Exercise instructions: In the material below, please retype the lines from the very first through the one with "shares = [33.7, 9.1, 7.7, 14.3, 16.7, 10.1, 6.3, 2.2]", exactly and without pictures.

Source material:

-------------------------

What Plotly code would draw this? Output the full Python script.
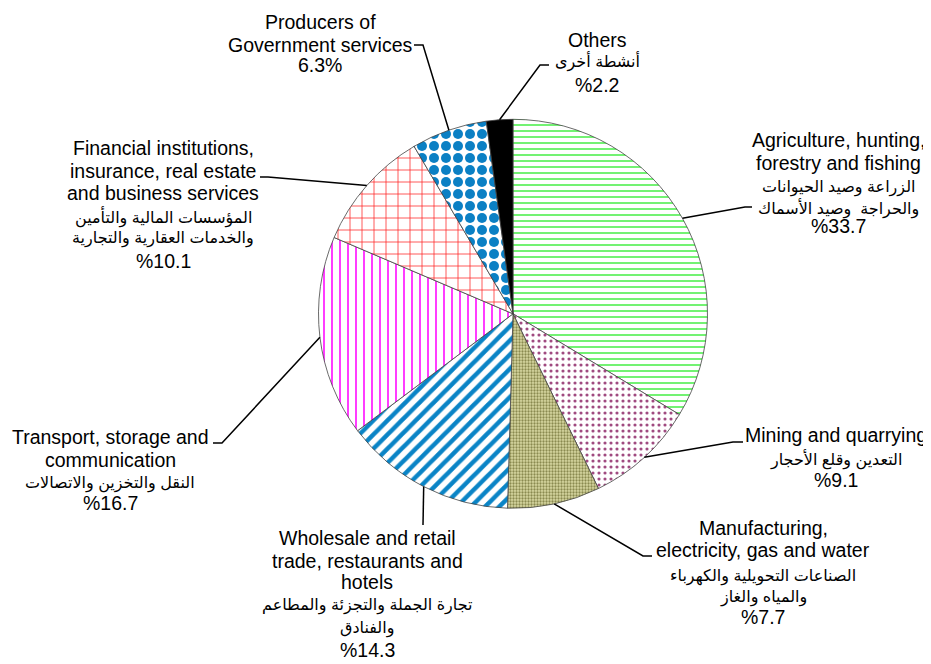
import math
import plotly.graph_objects as go

# sector shares of GDP, clockwise from 12 o'clock
sectors = ["Agriculture", "Mining", "Manufacturing", "Wholesale",
           "Transport", "Financial", "Producers", "Others"]
shares = [33.7, 9.1, 7.7, 14.3, 16.7, 10.1, 6.3, 2.2]

english_lines = [
    ["Agriculture, hunting,", "forestry and fishing"],
    ["Mining and quarrying"],
    ["Manufacturing,", "electricity, gas and water"],
    ["Wholesale and retail", "trade, restaurants and", "hotels"],
    ["Transport, storage and", "communication"],
    ["Financial institutions,", "insurance, real estate", "and business services"],
    ["Producers of", "Government services"],
    ["Others"],
]
arabic_lines = [
    ["الزراعة وصيد الحيوانات", "والحراجة  وصيد الأسماك"],
    ["التعدين وقلع الأحجار"],
    ["الصناعات التحويلية والكهرباء", "والمياه والغاز"],
    ["تجارة الجملة والتجزئة والمطاعم", "والفنادق"],
    ["النقل والتخزين والاتصالات"],
    ["المؤسسات المالية والتأمين", "والخدمات العقارية والتجارية"],
    [],
    ["أنشطة أخرى"],
]
pct_labels = ["%33.7", "%9.1", "%7.7", "%14.3", "%16.7", "%10.1", "6.3%", "%2.2"]

# the page body has an 8px margin, so the figure is drawn 8px in
OFF = 8
W, H = 931 - OFF, 664 - OFF
CX, CY, R = 513, 313.8, 194.5

# label block placement (window pixels): centre x and the y of each line
label_x = [838, 836, 763, 367, 110, 163, 320, 597]
label_y = [
    [140, 163, 187, 208, 226],
    [435, 460, 480],
    [528, 550, 576, 597, 617],
    [538, 561, 582, 605, 628, 650],
    [437, 460, 483, 503],
    [148, 171, 193, 217, 239, 261],
    [22, 45, 65],
    [40, 62, 85],
]
# leader-line bends (window pixels), from the slice edge outwards
leader_bends = [
    [(745, 207), (752, 207)],
    [(733, 442), (743, 442)],
    [(643, 556), (652, 556)],
    [(423, 525)],
    [(222, 443), (213, 443)],
    [(268, 177), (260, 177)],
    [(423, 45), (414, 45)],
    [(540, 65), (549, 65)],
]

bg = ["white", "white", "#d8d8a2", "white", "white", "white", "white", "black"]
shape = ["-", ".", ".", "/", "|", "+", ".", ""]
fg = ["#44ee44", "#a04a80", "#8a8a50", "#0a84c6", "#ff22ff", "#ff2020", "#0b80c4", "black"]
psize = [6, 6, 3, 10, 8, 12, 12, 8]
solid = [0.25, 0.22, 0.45, 0.45, 0.22, 0.12, 0.55, 0.3]


def px(x):
    return (x - OFF) / W


def py(y):
    return 1 - (y - OFF) / H


fig = go.Figure(go.Pie(
    labels=sectors,
    values=shares,
    sort=False,
    direction="clockwise",
    rotation=0,
    textinfo="none",
    hoverinfo="label+value",
    domain=dict(x=[px(CX - R), px(CX + R)], y=[py(CY + R), py(CY - R)]),
    marker=dict(
        colors=bg,
        line=dict(color="#444444", width=0.8),
        pattern=dict(shape=shape, fgcolor=fg, bgcolor=bg, size=psize,
                     solidity=solid, fillmode="replace"),
    ),
))

font_en = "Liberation Sans, Arial, DejaVu Sans, sans-serif"
annotations = []
shapes = []
total = sum(shares)
cum = 0
for i, v in enumerate(shares):
    mid = (cum + v / 2) / total * 2 * math.pi
    cum += v
    sx = CX + R * math.sin(mid)
    sy = CY - R * math.cos(mid)
    pts = [(sx, sy)] + leader_bends[i]
    path = "M " + " L ".join(f"{px(x):.5f},{py(y):.5f}" for x, y in pts)
    shapes.append(dict(type="path", path=path, xref="paper", yref="paper",
                       line=dict(color="black", width=1.5)))

    lines = [(t, 19.5) for t in english_lines[i]] + \
            [(t, 16) for t in arabic_lines[i]] + [(pct_labels[i], 19.5)]
    for (t, s), yy in zip(lines, label_y[i]):
        annotations.append(dict(
            text=t, x=px(label_x[i]), y=py(yy), xref="paper", yref="paper",
            xanchor="center", yanchor="middle", showarrow=False,
            font=dict(family=font_en, size=s, color="black"),
        ))

fig.update_layout(
    width=W, height=H,
    margin=dict(l=0, r=0, t=0, b=0),
    paper_bgcolor="white",
    showlegend=False,
    annotations=annotations,
    shapes=shapes,
)

fig.write_html("out.html")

-------------------------

The output:
What Plotly code would draw this? Output the full Python script.
import math
import plotly.graph_objects as go

# sector shares of GDP, clockwise from 12 o'clock
sectors = ["Agriculture", "Mining", "Manufacturing", "Wholesale",
           "Transport", "Financial", "Producers", "Others"]
shares = [33.7, 9.1, 7.7, 14.3, 16.7, 10.1, 6.3, 2.2]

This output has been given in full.